If clouds build and you see any surface activity in the afternoon, switch to a single Parachute BWO or Sparkle Dun on 6X and work the slowest, glassiest water — likely the wider flats near Bradfield Bridge. Cast well upstream of any riser and let the fly ride the current without drag. In water this low, one bad cast can shut down a pod of fish for twenty minutes.
Access & Logistics
Access via Bradfield Bridge and the lower pullouts along Highway 145 remains straightforward. With flows this low, wading is trivially easy — almost too easy, as you'll be walking on exposed gravel that would normally be underwater. That same exposed substrate means fish can see you from a long way off; stay back from the bank and approach pools from downstream. Crowds are not a concern today. Verify current regulations with CPW before fishing — artificial flies and lures only applies for approximately 12 miles below the dam, and bag limit details can change.

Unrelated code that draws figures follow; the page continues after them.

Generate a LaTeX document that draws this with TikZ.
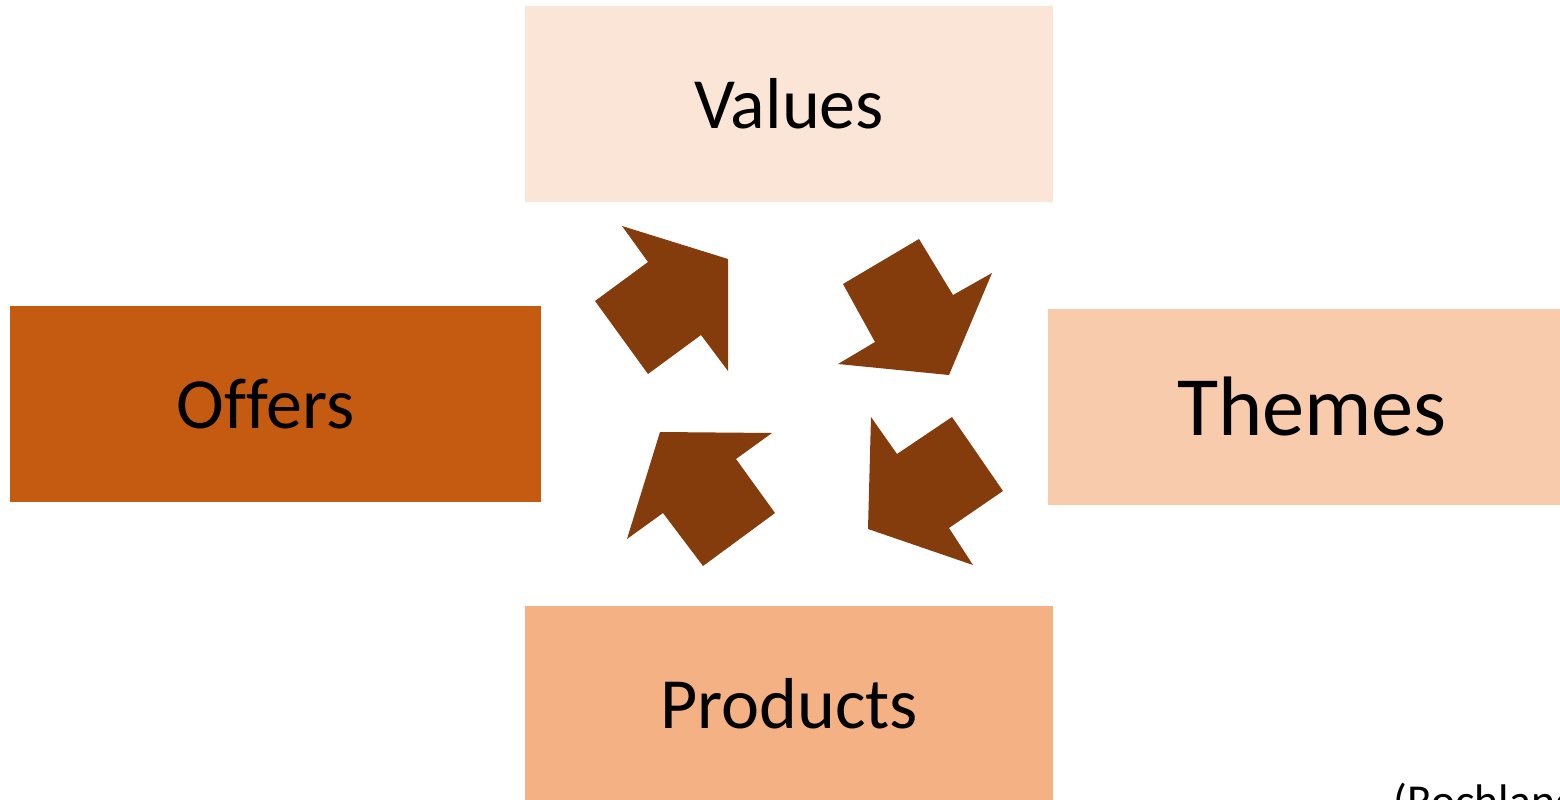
\documentclass[tikz,border=0pt]{standalone}
\usepackage{fontspec}
\setmainfont{Carlito}
\usetikzlibrary{positioning}
\definecolor{valuefill}{HTML}{FBE5D6}
\definecolor{offerfill}{HTML}{C55A11}
\definecolor{themefill}{HTML}{F8CBAD}
\definecolor{productfill}{HTML}{F4B183}
\definecolor{arrowbrown}{HTML}{843C0C}
\begin{document}
\begin{tikzpicture}[
                    x=0.01cm,
                    y=-0.01cm,
                    box/.style={rectangle,inner sep=0pt,
                        minimum width=5.28cm,minimum height=1.96cm,
                        font=\fontsize{20.5}{24}\selectfont},
                    cyclearrow/.style={fill=arrowbrown},
                ]
                \useasboundingbox (0,0) rectangle (1560,800);
                \clip (0,0) rectangle (1560,800);

                \node[box,fill=valuefill] (values) at (789,104) {Values};
                \node[box,fill=offerfill,minimum width=5.30cm] (offers) at (275.5,404) {Of\kern0ptfers\hspace*{0.2cm}};
                \node[box,fill=themefill,font=\fontsize{24}{29}\selectfont] (themes) at (1312,407) {Themes};
                \node[box,fill=productfill] (products) at (789,704) {Products};

                \fill[cyclearrow] (622,226) -- (728,259) -- (728,371) -- (701,335)
                    -- (648,374) -- (595,301) -- (648,262) -- cycle;
                \fill[cyclearrow] (919,239) -- (953,295) -- (992,273) -- (949,375)
                    -- (838,364) -- (875,342) -- (843,284) -- cycle;
                \fill[cyclearrow] (871,417) -- (897,454) -- (952,417) -- (1003,491)
                    -- (949,528) -- (973,565) -- (868,529) -- cycle;
                \fill[cyclearrow] (660,432) -- (772,433) -- (736,459) -- (775,513)
                    -- (703,566) -- (663,513) -- (627,539) -- cycle;

                \node[inner sep=0pt,anchor=base west,font=\fontsize{13}{16}\selectfont] (source) at (1393,816) {(Rochlane};
            \end{tikzpicture}
\end{document}
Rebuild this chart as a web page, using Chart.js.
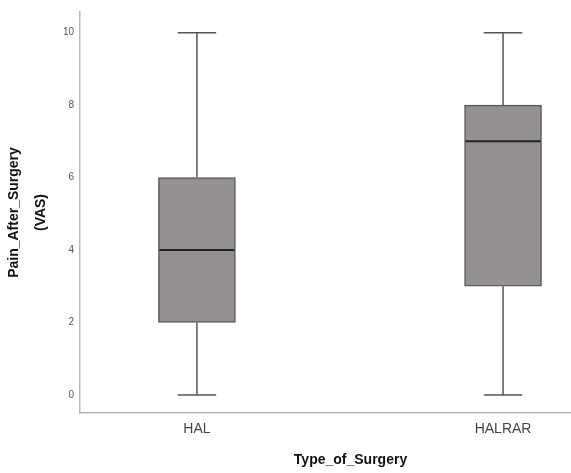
<!DOCTYPE html>
<html>
<head>
<meta charset="utf-8">
<script src="https://cdn.jsdelivr.net/npm/chart.js@4/dist/chart.umd.min.js"></script>
<style>
  html, body { margin: 0; padding: 0; background: #fff; }
  #wrap { width: 571px; height: 473px; }
</style>
</head>
<body>
<div id="wrap"><canvas id="chart"></canvas></div>
<script>
const categories = ['HAL', 'HALRAR'];
const mins = [0, 0];
const q1s = [2, 3];
const medians = [4, 7];
const q3s = [6, 8];
const maxs = [10, 10];
const yTicks = [0, 2, 4, 6, 8, 10];
const xTitle = 'Type_of_Surgery';

// whiskers, caps and median line drawn on top of the floating bars
const boxExtras = {
    id: 'boxExtras',
    afterDatasetsDraw(chart) {
        const { ctx, scales: { x, y } } = chart;
        const meta = chart.getDatasetMeta(0);
        ctx.save();
        categories.forEach((c, i) => {
            const cx = x.getPixelForValue(i);
            const w = meta.data[i].width;
            const cap = w / 2;
            ctx.strokeStyle = '#555';
            ctx.lineWidth = 1.5;
            ctx.beginPath();
            ctx.moveTo(cx, y.getPixelForValue(q3s[i]));
            ctx.lineTo(cx, y.getPixelForValue(maxs[i]));
            ctx.moveTo(cx, y.getPixelForValue(q1s[i]));
            ctx.lineTo(cx, y.getPixelForValue(mins[i]));
            ctx.moveTo(cx - cap / 2, y.getPixelForValue(maxs[i]));
            ctx.lineTo(cx + cap / 2, y.getPixelForValue(maxs[i]));
            ctx.moveTo(cx - cap / 2, y.getPixelForValue(mins[i]));
            ctx.lineTo(cx + cap / 2, y.getPixelForValue(mins[i]));
            ctx.stroke();
            ctx.strokeStyle = '#222';
            ctx.lineWidth = 2;
            ctx.beginPath();
            ctx.moveTo(cx - w / 2 + 1, y.getPixelForValue(medians[i]));
            ctx.lineTo(cx + w / 2 - 1, y.getPixelForValue(medians[i]));
            ctx.stroke();
        });
        ctx.restore();
    }
};

// x title sits a bit right of the visible axis centre (the frame is cut off on the right)
const xTitlePlugin = {
    id: 'xTitlePlugin',
    afterDraw(chart) {
        const { ctx, scales: { x } } = chart;
        ctx.save();
        ctx.font = 'bold 14px "Liberation Sans", Arial';
        ctx.fillStyle = '#111';
        ctx.textAlign = 'center';
        ctx.textBaseline = 'middle';
        ctx.fillText(xTitle, (x.left + x.right) / 2 + 25, x.bottom - 13);
        ctx.restore();
    }
};

new Chart(document.getElementById('chart'), {
    type: 'bar',
    data: {
        datasets: [{
            data: categories.map((c, i) => ({ x: i, y: [q1s[i], q3s[i]] })),
            backgroundColor: '#959191',
            borderColor: '#5a5a5a',
            borderWidth: 1.5,
            borderSkipped: false,
            barThickness: 77
        }]
    },
    options: {
        responsive: true,
        maintainAspectRatio: false,
        animation: false,
        layout: { padding: { top: 8, right: 0, left: 0, bottom: 0 } },
        plugins: { legend: { display: false }, tooltip: { enabled: false } },
        scales: {
            x: {
                type: 'linear',
                offset: false,
                min: -0.382,
                max: 1.222,
                afterBuildTicks: s => { s.ticks = categories.map((c, i) => ({ value: i })); },
                afterFit: s => { s.height = 60; },
                grid: { display: true, drawOnChartArea: false, drawTicks: false },
                border: { display: true, color: '#b8b8b8', width: 1.5 },
                ticks: {
                    callback: v => categories[v],
                    padding: 8,
                    color: '#444',
                    font: { family: 'Liberation Sans, Arial', size: 14 }
                },
                title: { display: false }
            },
            y: {
                min: -0.5,
                max: 10.57,
                afterBuildTicks: s => { s.ticks = yTicks.map(v => ({ value: v })); },
                afterFit: s => { s.width = 80; },
                grid: { display: true, drawOnChartArea: false, drawTicks: false },
                border: { display: true, color: '#b8b8b8', width: 1.5 },
                ticks: {
                    padding: 6,
                    color: '#555',
                    font: { family: 'Liberation Sans, Arial', size: 10 }
                },
                title: {
                    display: true,
                    text: ['Pain_After_Surgery', '(VAS)'],
                    color: '#111',
                    font: { family: 'Liberation Sans, Arial', size: 14, weight: 'bold', lineHeight: 1.93 },
                    padding: { top: 1, bottom: 0 }
                }
            }
        }
    },
    plugins: [boxExtras, xTitlePlugin]
});
</script>
</body>
</html>
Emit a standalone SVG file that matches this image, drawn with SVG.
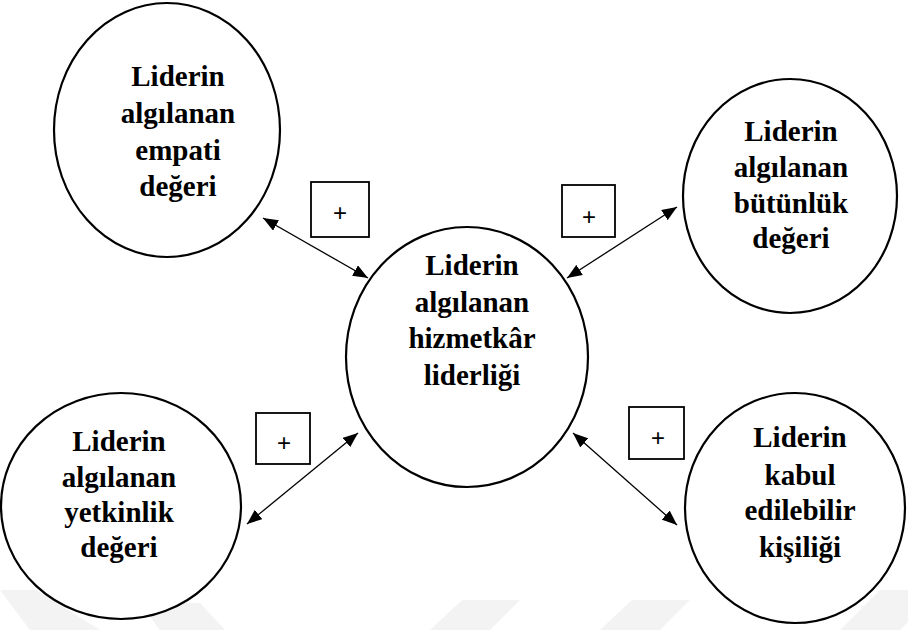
<svg xmlns="http://www.w3.org/2000/svg" width="908" height="630" viewBox="0 0 908 630">
  <style>
    .node { fill: #ffffff; stroke: #000000; stroke-width: 2.2; }
    .label { font-family: "Liberation Serif", "Times New Roman", serif; font-weight: bold; font-size: 29px; fill: #000000; text-anchor: middle; }
    .sign { fill: #ffffff; stroke: #000000; stroke-width: 1.8; }
    .plus { font-family: "Liberation Sans", Arial, sans-serif; font-size: 24px; fill: #000000; text-anchor: middle; }
    .link { stroke: #000000; stroke-width: 1.3; fill: none; marker-start: url(#head); marker-end: url(#head); }
    .mark { fill: #f3f3f3; }
  </style>
  <defs>
    <marker id="head" viewBox="0 0 15 12" refX="15" refY="6" markerWidth="15" markerHeight="12" markerUnits="userSpaceOnUse" orient="auto-start-reverse">
      <path d="M0,0 L15,6 L0,12 Z" fill="#000000"/>
    </marker>
  </defs>

  <rect width="908" height="630" fill="#ffffff"/>

  <!-- faint background stripes along the bottom edge -->
  <g id="backdrop">
    <polygon class="mark" points="0,590 36,590 100,630 30,630"/>
    <polygon class="mark" points="140,603 200,603 225,630 160,630"/>
    <polygon class="mark" points="430,630 490,630 520,600 462,600"/>
    <polygon class="mark" points="600,630 660,630 690,600 632,600"/>
    <polygon class="mark" points="840,630 900,630 908,622 908,590 880,590"/>
  </g>

  <g id="connectors">
    <line class="link" x1="263" y1="218" x2="368" y2="278"/>
    <line class="link" x1="567" y1="278" x2="677" y2="207"/>
    <line class="link" x1="358" y1="433" x2="247" y2="524"/>
    <line class="link" x1="573" y1="433" x2="677" y2="525"/>
  </g>

  <g id="sign-empati">
    <rect class="sign" x="311" y="182" width="58" height="55"/>
    <text class="plus" x="340" y="221">+</text>
  </g>
  <g id="sign-butunluk">
    <rect class="sign" x="562" y="185" width="53" height="52"/>
    <text class="plus" x="589" y="225">+</text>
  </g>
  <g id="sign-yetkinlik">
    <rect class="sign" x="256" y="413" width="54" height="51"/>
    <text class="plus" x="284" y="451">+</text>
  </g>
  <g id="sign-kisilik">
    <rect class="sign" x="629" y="407" width="55" height="52"/>
    <text class="plus" x="658" y="446">+</text>
  </g>

  <g id="node-empati">
    <ellipse class="node" cx="167" cy="130" rx="113" ry="127"/>
    <text class="label" x="178" y="86">Liderin</text>
    <text class="label" x="178" y="123">algılanan</text>
    <text class="label" x="178" y="160">empati</text>
    <text class="label" x="178" y="196">değeri</text>
  </g>

  <g id="node-butunluk">
    <ellipse class="node" cx="790" cy="196" rx="107" ry="117"/>
    <text class="label" x="791" y="141">Liderin</text>
    <text class="label" x="791" y="177">algılanan</text>
    <text class="label" x="791" y="213">bütünlük</text>
    <text class="label" x="791" y="248">değeri</text>
  </g>

  <g id="node-hizmetkar">
    <ellipse class="node" cx="467" cy="357" rx="121" ry="130"/>
    <text class="label" x="472" y="275">Liderin</text>
    <text class="label" x="472" y="312">algılanan</text>
    <text class="label" x="472" y="348">hizmetkâr</text>
    <text class="label" x="472" y="385">liderliği</text>
  </g>

  <g id="node-yetkinlik">
    <ellipse class="node" cx="121" cy="506" rx="120" ry="113"/>
    <text class="label" x="119" y="451">Liderin</text>
    <text class="label" x="119" y="487">algılanan</text>
    <text class="label" x="119" y="522">yetkinlik</text>
    <text class="label" x="119" y="557">değeri</text>
  </g>

  <g id="node-kisilik">
    <ellipse class="node" cx="795" cy="508" rx="110" ry="115"/>
    <text class="label" x="800" y="447">Liderin</text>
    <text class="label" x="800" y="485">kabul</text>
    <text class="label" x="800" y="520">edilebilir</text>
    <text class="label" x="800" y="557">kişiliği</text>
  </g>
</svg>
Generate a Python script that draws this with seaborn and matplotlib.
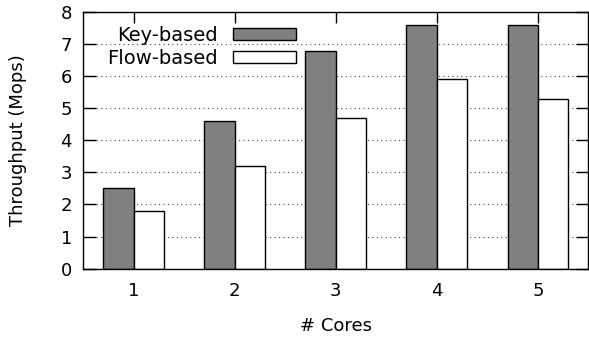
import pandas as pd
import matplotlib
matplotlib.use('Agg')
import matplotlib.pyplot as plt
import seaborn as sns

# datos
cores = ['1', '2', '3', '4', '5']
key_based = [2.5, 4.6, 6.8, 7.6, 7.6]
flow_based = [1.8, 3.2, 4.7, 5.9, 5.3]

df = pd.DataFrame({
    'Cores': cores * 2,
    'Throughput': key_based + flow_based,
    'Metodo': ['Key-based'] * len(cores) + ['Flow-based'] * len(cores),
})

sns.set_style('white')
plt.rcParams['font.family'] = ['DejaVu Sans']
plt.rcParams['text.color'] = 'black'
plt.rcParams['axes.labelcolor'] = 'black'
plt.rcParams['xtick.color'] = 'black'
plt.rcParams['ytick.color'] = 'black'

fig = plt.figure(figsize=(5.89, 3.37), dpi=100)
ax = fig.add_axes([0.141, 0.203, 0.858, 0.761])

sns.barplot(data=df, x='Cores', y='Throughput', hue='Metodo', order=cores,
            hue_order=['Key-based', 'Flow-based'],
            palette={'Key-based': '#808080', 'Flow-based': 'white'},
            width=0.6, edgecolor='black', linewidth=1, saturation=1,
            errorbar=None, ax=ax)

ax.set_xlim(-0.5, 4.5)
ax.set_ylim(0, 8)
ax.set_yticks(range(0, 9))

# rejilla punteada detras de las barras
ax.set_axisbelow(True)
ax.yaxis.grid(True, linestyle=(0, (1, 3)), color='#444444', linewidth=0.8)

for s in ax.spines.values():
    s.set_color('black')
    s.set_linewidth(1)

ax.tick_params(axis='y', direction='in', left=True, right=True, length=9,
               width=1, labelsize=13, pad=8)
ax.tick_params(axis='x', direction='in', bottom=True, top=True, length=8,
               width=1, labelsize=13, pad=10)

ax.set_xlabel('# Cores', fontsize=13, labelpad=12)
ax.set_ylabel('Throughput (Mops)', fontsize=13, labelpad=24)

handles, labels = ax.get_legend_handles_labels()
ax.legend(handles, labels, loc='upper right', bbox_to_anchor=(0.44, 0.985),
          markerfirst=False, frameon=False, fontsize=14, handlelength=3.2,
          handleheight=0.55, handletextpad=0.8, labelspacing=0.2,
          borderpad=0.3, borderaxespad=0.2)

fig.savefig('out.png', dpi=100)
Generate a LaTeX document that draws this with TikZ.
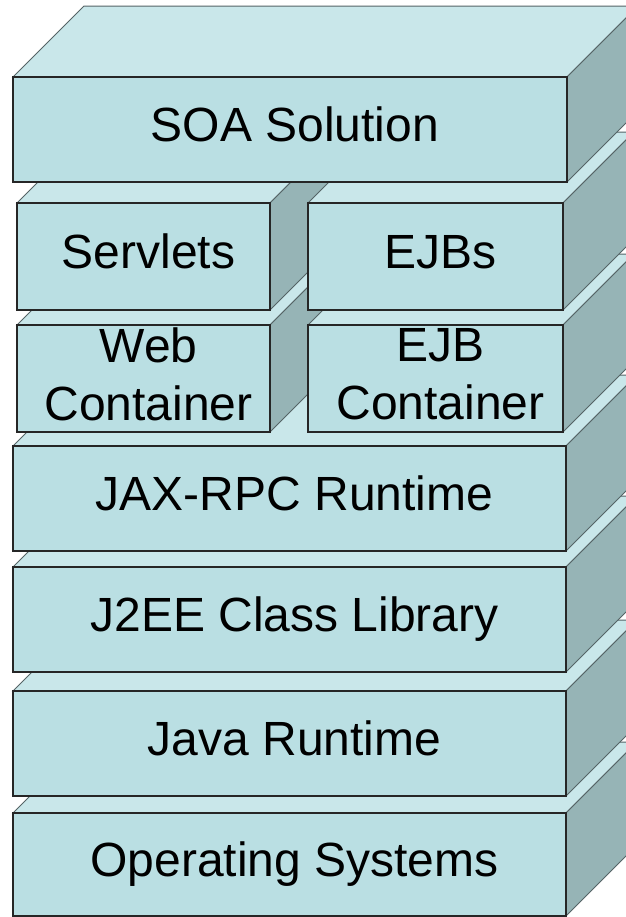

Stop by Dolores River Anglers for current flies and local intel — they'll have the most up-to-date read on where fish are holding in these conditions and support the shops that keep this fishery on the map.
Looking Ahead
Sunday's forecast brings showers and thunderstorms, which could nudge flows slightly and — more importantly — deliver the overcast skies that trigger the BWO hatches this section is famous for; if you can fish Sunday afternoon, it may be worth the wet weather. Longer term, with snowpack at 10% of normal, don't expect a meaningful spring pulse from McPhee — the Dolores River Anglers and Trout Unlimited have been advocating for minimum instream flows here for good reason, and this drought year is exactly why that work matters.